Ah and then it dawns on me it’s that week again! Every four weeks the individuals we support have to be tested and then there’s that wait for the results which seems like forever. Did I say I hate this week? I hate this week almost as much as being on-call.

I remind everybody it’s testing day and off I go to get the clobber on. I’ve done this so many times I should know it off by heart, but still have to check the right sequence… “The Donning Stage” – wash hands; take mask off; wash hands; apron on; clean mask on; face shield on; and then gloves. Along with my colleague, we knock on the bedroom door “sorry it’s that time of month again we have to do your tests” Not just the one, oh no, you’ve got your LFD test as well as a PCR.

I wonder what the Individuals we support think… What do we look like? Do we sound different? Is it scary? How do they feel having these tests? Do they worry about waiting for the results as much as me? Have they got used to it? With each month that goes by they seem more comfortable with it. Completed both tests with one individual off we go onto “The Doffing Stage” (doffing, I love that word) – gloves first; wash hands; apron ripped from round the neck folded neatly; remove face shield; wash hands; and finally take off the mask and wash hands. This task is then repeated for all the individuals we support along with registering them. Cor! where did that two hours go?

Office clean No 2. Turn the computer on and prepare oneself for any COVID updates. Wonder how many they’ll be today? Hope they haven’t updated the PPE again, been feeling like the team and I have been doing the hokey cokey with that one. Where’s the time gone, It’s dinner time already! Grab a cuppa and food on the go. No more all sitting around the table having lunch with the people we support, catching up – no more sitting around the table full stop………………..social distancing rules.

Best see if the office is free or fit in break room rota (aka spare room). Wash hands; mask off; wash hands; eat; drink; check emails; wash hands; mask on.  Office clean No 3. Afternoon staff arrive, handover x 2, no space for everyone, so it’s spilt in two. I need to do my PCR test they’ll be due soon to collect, check with the staff to see if they need to do theirs.
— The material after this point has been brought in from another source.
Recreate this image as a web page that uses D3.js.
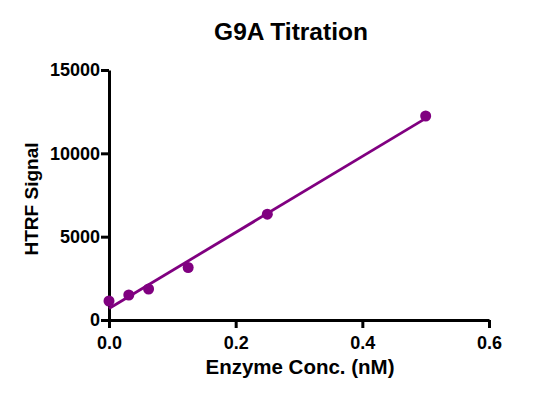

Complete the daily capacity tracker.  Have we got that grocery shop ordered? Check PPE supply, cleaning materials, answer phone (praying it’s not covid related and all staff are ok) and answer so many questions if I can… all the time the question at the back of my mind, when will we get the covid results? I hope they come back tomorrow, please, I hope they are all negative, I hope none are void…we’ll have to go through all this again!

Then my mind turns to my family, what if, I hope they are ok, have they had their vaccines…switch that button off as quickly as it came, there’s no time for that!


Office clean No 4, my hands are sore, when was my last drink? I stop and sit, listening to the laughter and banter between the people we support and the staff team, I couldn’t ask for more. It’s nearly the end of the day, time to pack up…I’m going to join in.

Covid 19 isn’t going away, and we’ll keep learning new ideas. It continues to be tough during these times, keeping up with guidance and overcoming barriers. I wouldn’t be able to sit here and say all these things if it wasn’t for our wonderful teams “the sea of blue” that have and continue to work in difficult, anxious times, going above and beyond and I thank you.

Does it give me solace, right or wrong, that it’s not just me going through the same day? It’s me and half the world… I will let you decide.”